Bybee reviews English restrictions on the right to bear arms in public and argues that “the colonists shared the English concern that the mere presence of firearms in the public square presented a danger to the community.” He cites restrictions in New Jersey, Massachusetts, and New Hampshire, although he also notes that some colonies “not only permitted public carry, but mandated it.”
After the Constitution was ratified, states initially were not bound by the Bill of Rights, but their laws were governed by state constitutional provisions similar to the Second Amendment. During this period, Bybee says, “states continued to adopt laws that restricted the public carrying of arms.” He cites further examples of statutes, cases, and commentaries from the 19th and 20th centuries. The majority concludes that “our review of more than 700 years of English and American legal history reveals a strong theme: government has the power to regulate arms in the public square.”
As to the extent of that power, the 9th Circuit says “the government may regulate, and even prohibit, in public places—including government buildings, churches, schools, and markets—the open carrying of small arms capable of being concealed, whether they are carried concealed or openly.” It adds that “we need go no further than this, because the Hawai’i firearms licensing scheme Young challenges only applies to ‘a pistol or revolver and ammunition therefor.'”

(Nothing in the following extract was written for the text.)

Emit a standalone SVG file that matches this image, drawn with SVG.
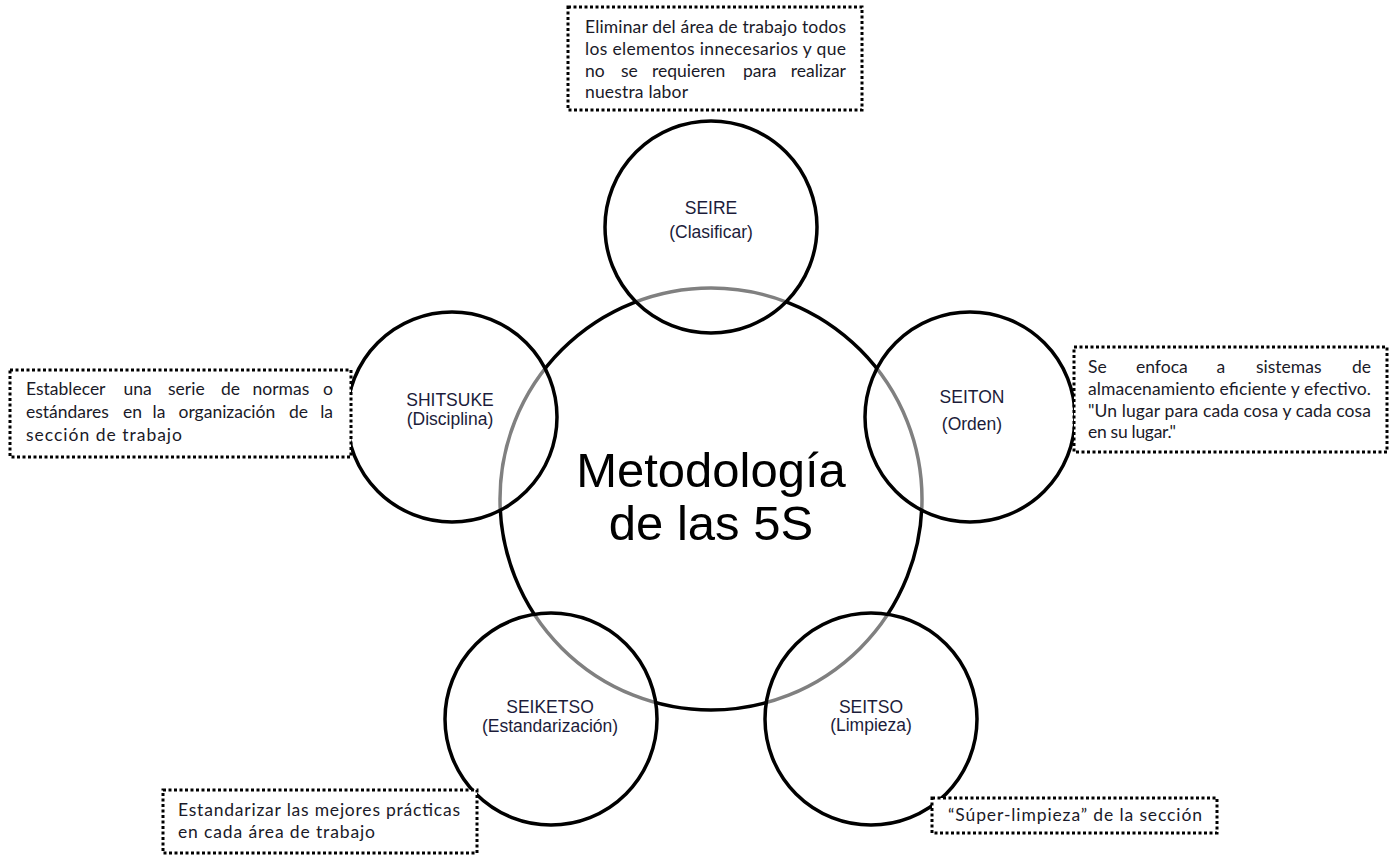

The four dissenters strongly disagree with the majority’s historical analysis. By their reckoning, “the critical sources on the meaning of the Second Amendment—its text, its historical interpretations by the commentators and courts most proximate to the Founding, and its treatment by early legislatures—unequivocally demonstrate that the Amendment does indeed protect the right to carry a gun outside the home for self-defense, even if that right might be subject to some regulation at its edges.”
In reaching the “startling conclusion” that “a total ban on carrying a handgun outside the home does not implicate the Second Amendment right to bear arms whatsoever,” O’Scannlain et al. say, the majority fails to show that its reading is consistent with the amendment’s text, “that early American cases interpreted the Amendment in this way,” or “even that open public carry was regularly and uncritically subject to legislative prohibitions across our country’s early history.” Instead, “the majority has declared that a state may constitutionally forbid all public carry of firearms, based on the utterly inconsequential fact that the lawful manner of open public carry has historically been subject to modest regulation (but never to outright prohibition).”
You can judge for yourself who has the better of this historical argument between Bybee and O’Scannlain (although be warned that the two opinions together consume 180 pages). But O’Scannlain is surely right that the 9th Circuit’s decision is an outlier. While some appeals court have overturned restrictions on the right to bear arms in public and others have upheld them, the 9th Circuit is the only one to say that right does not exist. Some clarity from the Supreme Court would be nice.